Et Pagou, obsédé de l'ordre quand il s'agit de gérer la tanière, ne cache pas son penchant à laisser les garçons pétris de talents s'exprimer pleinement. « Vous n’allez pas me demander de circonscrire le travail de Mbeumo sur le terrain, sourit l'entraîneur. Je sais qu'il aime être libre, j'ai confiance en lui. On sait que quand Bryan est libre, il peut nous faire des merveilles. Il peut se déployer à gauche, à droite, dans l'axe, revenir, défendre... »
 
La liberté dans un cadre, un désordre organisé, appelez ça comme vous voulez, mais voilà l'équilibre que Pagou recherche. Pas facile à trouver quand on a eu si peu de temps. Et pour ce que ça vaut, ses hommes semblent adhérer au discours et à la méthode.
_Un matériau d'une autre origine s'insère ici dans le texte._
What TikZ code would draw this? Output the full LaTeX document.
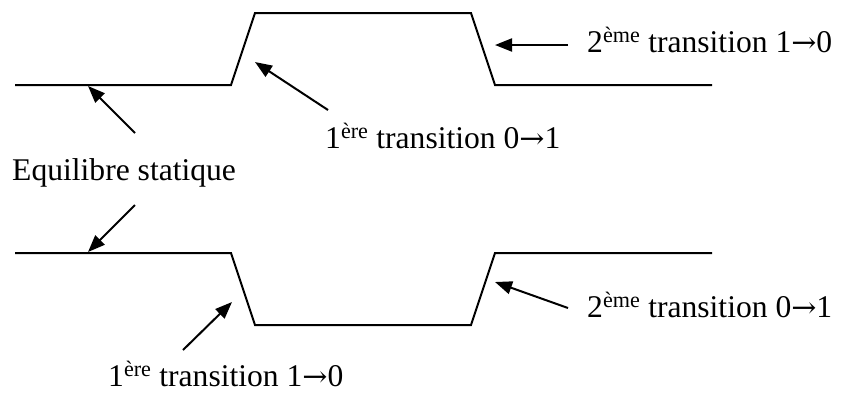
\documentclass[tikz,border=0pt]{standalone}
\usepackage{fontspec}
\setmainfont{Liberation Serif}
\newfontfamily\arrfont{DejaVu Serif}
\usetikzlibrary{arrows.meta}
\newcommand{\myarr}{{\arrfont\scalebox{0.95}[0.9]{→}}}
\begin{document}
\begin{tikzpicture}[x=1pt,y=-1pt,
  wave/.style={line width=2pt,line join=miter},
  pointer/.style={line width=2pt,-{Triangle[length=17pt,width=13pt]}},
  lbl/.style={anchor=base west,inner sep=0pt,font=\fontsize{31.6}{36}\selectfont}]
\useasboundingbox (0,0) rectangle (842,392);
% waveforms
\coordinate (a1) at (15,85);  \coordinate (a2) at (231,85);
\coordinate (a3) at (255,13); \coordinate (a4) at (471,13);
\coordinate (a5) at (495,85); \coordinate (a6) at (712,85);
\draw[wave] (a1) -- (a2) -- (a3) -- (a4) -- (a5) -- (a6);
\coordinate (b1) at (15,253);  \coordinate (b2) at (231,253);
\coordinate (b3) at (255,325); \coordinate (b4) at (471,325);
\coordinate (b5) at (495,253); \coordinate (b6) at (712,253);
\draw[wave] (b1) -- (b2) -- (b3) -- (b4) -- (b5) -- (b6);
% labels
\node[lbl] (eq) at (12,180) {Equilibre statique};
\node[lbl] (t1) at (325,148) {1\textsuperscript{ère} transition 0\myarr1};
\node[lbl] (t2) at (587,52) {2\textsuperscript{ème} transition 1\myarr0};
\node[lbl] (t3) at (587,317) {2\textsuperscript{ème} transition 0\myarr1};
\node[lbl] (t4) at (108,386) {1\textsuperscript{ère} transition 1\myarr0};
% arrows
\coordinate (p1s) at (135,133); \coordinate (p1e) at (88,86);
\coordinate (p2s) at (135,205); \coordinate (p2e) at (88,252);
\coordinate (p3s) at (328,110); \coordinate (p3e) at (255,62);
\coordinate (p4s) at (568,45);  \coordinate (p4e) at (495,45);
\coordinate (p5s) at (568,308); \coordinate (p5e) at (495,282);
\coordinate (p6s) at (183,350); \coordinate (p6e) at (232,302);
\draw[pointer] (p1s) -- (p1e);
\draw[pointer] (p2s) -- (p2e);
\draw[pointer] (p3s) -- (p3e);
\draw[pointer] (p4s) -- (p4e);
\draw[pointer] (p5s) -- (p5e);
\draw[pointer] (p6s) -- (p6e);
\end{tikzpicture}
\end{document}
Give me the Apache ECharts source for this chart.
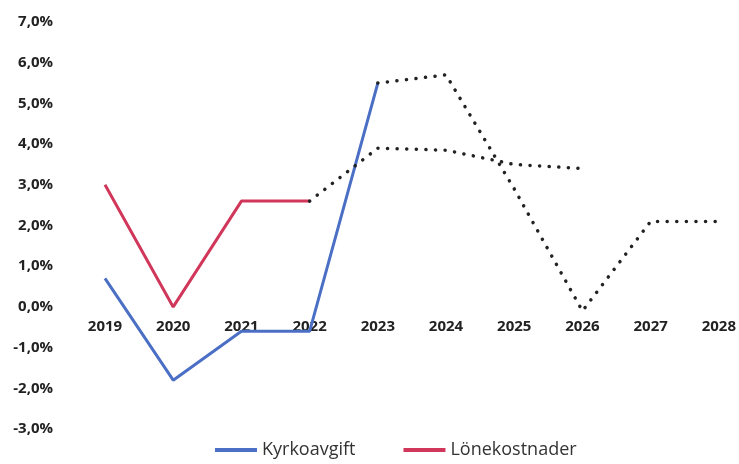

Mbeumo qui lance un regard complice en conférence de presse à son sélectionneur en évoquant la vie du groupe, des joueurs qui arrivent sur le terrain d'entraînement en chantant et en dansant, le vestiaire reste un secret mais certains signes ne trompent pas.
 
Des détails qui ont leur importance
Quiconque a fréquenté un vestiaire de football sait que les footeux aiment choisir leur numéro de maillot. Ici encore, Pagou a laissé chacun faire à sa guise. De Mbeumo qui a choisi le 10, qui pèse lourd en sélection camrounaise, pour incarner son rôle de leader technique, à Carlos Baleba qui arbore le numéro 24 en hommage à sa mère récemment décédée. Des gestes anondins qu'un groupe sait apprécier. Surtout au sein d'un groupe très jeune, avec qui il faut faire connaissance très vite.
 
« Quand je parle de discipline, c'est dans la tanière, a résumé Pagou. Quand je disais que le football n'aime pas l'indiscipline, c'est juste qu'il faut être organisé. Il faut se fixer les règles qu'on doit respecter et que tout le monde regarde dans la même direction. Mais c'est différent de la discipline du jeu. » Il en faudra tout de même un peu contre la Côte d'Ivoire dimanche, pour la deuxième journée de cette phase de groupe. Car les Éléphants opposeront une résistance autrement plus solide qu'un Gabon qui était passé à côté de son match.